I don’t think we can arguably claim that space in our stellar neighborhood has never been colonized, just that it does not appear to be currently
The Copernican Principle seems to imply that all observers see the same kind of universe, namely, an uninhabited one apart from the observers’ home planet. The SETI cultists’ refusal to accept this observation and their increasingly convoluted conjectures for why we can’t detect ET’s show that the quest has become irrational by scientific skeptics’ own standards.
After some googling, their conjectures seem to be “well, we’ve only checked a few thousand stars, and only in the radio region of the spectrum. Our best highly speculative guess has detectable civilizations originating on one in every few million stars, so either civilizations are expending to less than 1000 stars on average, or they’re not using radio waves, or our guesses about how common they are are wrong.”
Absent FTL communication, it is hard to imagine a scenario in which any central control remains after civilization has spread to more than a few stars. There would be no stopping the expansion after that, so the first explanation is unlikely.
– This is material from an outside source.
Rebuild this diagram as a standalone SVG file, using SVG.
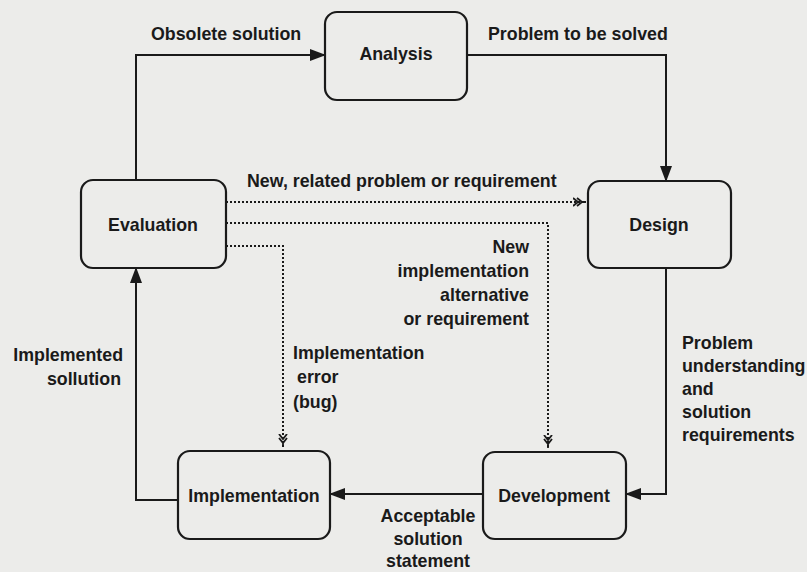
<svg xmlns="http://www.w3.org/2000/svg" width="807" height="572" viewBox="0 0 807 572">
<style>
.bg{fill:#ececea}
.box{fill:#ececea;stroke:#1a1a1a;stroke-width:2.2}
.t{font-family:"Liberation Sans",Arial,sans-serif;font-weight:bold;font-size:17.8px;fill:#1a1a1a}
.c{text-anchor:middle}
.r{text-anchor:end}
.ln{fill:none;stroke:#1a1a1a;stroke-width:2}
.dt{fill:none;stroke:#1a1a1a;stroke-width:2;stroke-dasharray:2 2}
</style>
<defs>
<marker id="ah" markerWidth="16" markerHeight="12" refX="15" refY="6" orient="auto" markerUnits="userSpaceOnUse">
<path d="M0,0 L16,6 L0,12 Z" fill="#1a1a1a"/>
</marker>
<marker id="fh" markerWidth="14" markerHeight="10" refX="13" refY="5" orient="auto" markerUnits="userSpaceOnUse">
<path d="M0,1 L5,5 L0,9 M4,1 L9,5 L4,9 M9,5 L13,5" fill="none" stroke="#1a1a1a" stroke-width="1.8"/>
</marker>
</defs>
<rect class="bg" x="0" y="0" width="807" height="572"/>
<g id="connectors">
<path class="ln" d="M136,180 V55 H325" marker-end="url(#ah)"/>
<path class="ln" d="M467,55 H666 V181" marker-end="url(#ah)"/>
<path class="ln" d="M666,268 V494 H626" marker-end="url(#ah)"/>
<path class="ln" d="M483,494 H330" marker-end="url(#ah)"/>
<path class="ln" d="M178,500 H136 V268" marker-end="url(#ah)"/>
<path class="dt" d="M226,202 H586" marker-end="url(#fh)"/>
<path class="dt" d="M226,223 H548 V448" marker-end="url(#fh)"/>
<path class="dt" d="M226,246 H283 V447" marker-end="url(#fh)"/>
<text class="t" x="151" y="40">Obsolete solution</text>
<text class="t" x="488" y="40">Problem to be solved</text>
<text class="t" x="247" y="187">New, related problem or requirement</text>
<text class="t r" x="529" y="253">New</text>
<text class="t r" x="529" y="277">implementation</text>
<text class="t r" x="529" y="301">alternative</text>
<text class="t r" x="529" y="325">or requirement</text>
<text class="t r" x="123" y="361">Implemented</text>
<text class="t r" x="121" y="385">sollution</text>
<text class="t" x="293" y="359">Implementation</text>
<text class="t" x="297" y="383">error</text>
<text class="t" x="293" y="408">(bug)</text>
<text class="t" x="682" y="349">Problem</text>
<text class="t" x="682" y="372">understanding</text>
<text class="t" x="682" y="395">and</text>
<text class="t" x="682" y="418">solution</text>
<text class="t" x="682" y="441">requirements</text>
<text class="t c" x="428" y="522">Acceptable</text>
<text class="t c" x="428" y="545">solution</text>
<text class="t c" x="428" y="567">statement</text>
</g>
<g id="analysis"><rect class="box" x="325" y="12" width="142" height="88" rx="12"/><text class="t c" x="396" y="60">Analysis</text></g>
<g id="design"><rect class="box" x="588" y="181" width="143" height="87" rx="12"/><text class="t c" x="659" y="231">Design</text></g>
<g id="evaluation"><rect class="box" x="81" y="180" width="145" height="88" rx="12"/><text class="t c" x="153" y="231">Evaluation</text></g>
<g id="implementation"><rect class="box" x="178" y="451" width="152" height="88" rx="12"/><text class="t c" x="254" y="502">Implementation</text></g>
<g id="development"><rect class="box" x="483" y="452" width="143" height="87" rx="12"/><text class="t c" x="554" y="502">Development</text></g>
</svg>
A civilization whose area of expansion includes our own solar system would be perceivable by many means other than radio, so the second explanation is really not relevant.
That leaves the third as the most likely explanation, I am afraid.
Each expansion part is led by an AI with a shared utility function, and a specified way of resolving negotiations.
I don’t see how this amounts to central control. At best it is parallel predetermination, but that breaks down because the actions of the AI are determined by the environment, not the utility function alone. Central control implies two-way communication and is impractical when the latency is measured in decades.
What does this second sentence mean? If everyone sees that the universe is uninhabitated this makes the Great Filter more of a problem, not less of one, and it needs a resolution. That you don’t like some of the explanations doesn’t make the attempt to understand what is going on irrational.